My solution: more of the idea of how i want to proceed from here on…

Backup: keep the great Immich for phone backups. Limitations: requiring emails as user logins breaks my home server authentication scheme but i can live with it. The impossibility to organize photos in folders is a deal breaker but luckily, you can define “logical” albums and download them.

Organization: good old filesystem stuff, i don’t need any specific tools. Existing photos are already sorted in subfolders, new albums can be created from Immich, downloaded, and stored on new subfolders on the server. Non-phone albums (DSLR, film cameras…) can just be added as well directly on filesystem

Viewing: PiGallery2 pointed at the subfolders, blazing fast viewing online for all family members.

Global workflow: take photos from phones, upload automatically to immich, then manually go sort them in albums, download albums and create appropriate subfolders on the server (if needed to save space, delete downloaded photos from immich). Upload/unzip and enjoy from PiGallery2. – OR – take photos with other cameras, scan/process on PC (darktable), create appropriate subfolders on the server, upload and enjoy from PiGallery2.

All in all what pisses me off of all this is:

  • Immich requiring a fucking email address to login (not a privacy concern here, but my users will need to remember a different login for this specific part)
  • Immich not supporting subpaths, i will need two subdomains to achieve this workflow, while just one would have been less complex for the users (something like photos.mydomain.org/gallery and photos.mydomain.org/backup, instead of photobackup.mydomain.org and photogallery.mydomain.org, you get the idea).
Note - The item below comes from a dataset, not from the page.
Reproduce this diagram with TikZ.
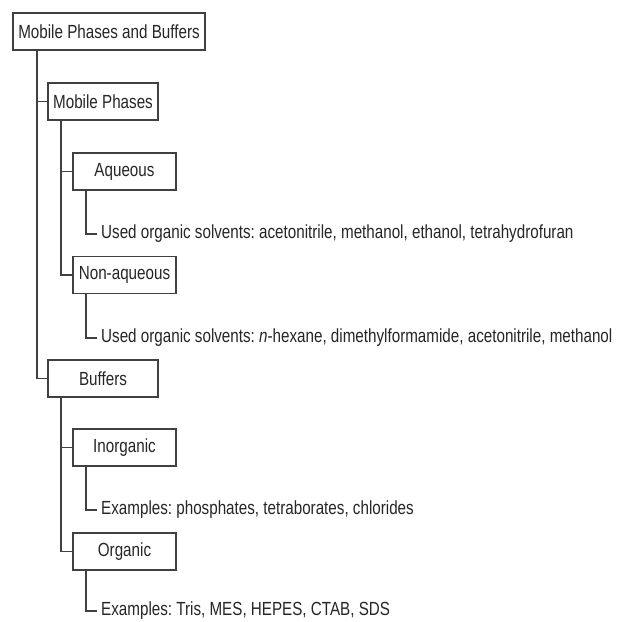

I know all the blah blah on subdomains being better and such, i don’t care, this is an usability issue for dumb users and, in general, it’s the way i prefer it to be.

Of course, the best course would be to have Immich support folders (not external libraries, but actually folder based albums which is totally different approach) and it being able to move photos to folders, but hey, it wouldn’t be fun in that case :)

Amy thoughts?

UPDATE: Immich storage templates seems to be the missing link. Using that properly would cut out the manual download/reupload approach. Need to experiment a bit, but looks promising.

  • jaschen@lemm.ee
    link
    fedilink
    English
    arrow-up
    4
    ·
    10 months ago

    I’m a prosumer/hobbiest photographer for 20+ years and started from film as well. I have spent countless days/months of my life migrating from systems to systems. While my subsystem is folder based and all tags are on the photo itself, not every software is alike and migrations becomes a chore.

    The major issue with software systems like digikey(which I also had) is that they all eventually stop support. After switching to Synology, I have everything you are asking for and more. I went from a 2 bay system, to a 4 bay system and currently on an 8 bay system. Each time it was super seamless. Ran out of space? Pop a new drive in. A drive is starting to fail? It takes your spare drive and automatically brings it into rotation and emails you telling you to replace the spare drive. It does an automatic monthly data scrubbing to ensure data integrity. Seriously so much more. I recently added a docker container for Joplin(a notes, journaling app).

    Quite literally zero fiddling, and zero headaches.

    I have 8 family members using my system and it’s super easy to implement. Give them the credentials and ask them to download from the play store or Apple store.

    Yes it’s proprietary. And moving from Synology to another system will probably be a chore too. But honestly, it’s so simple that I’m willing to some money on it on that less headache.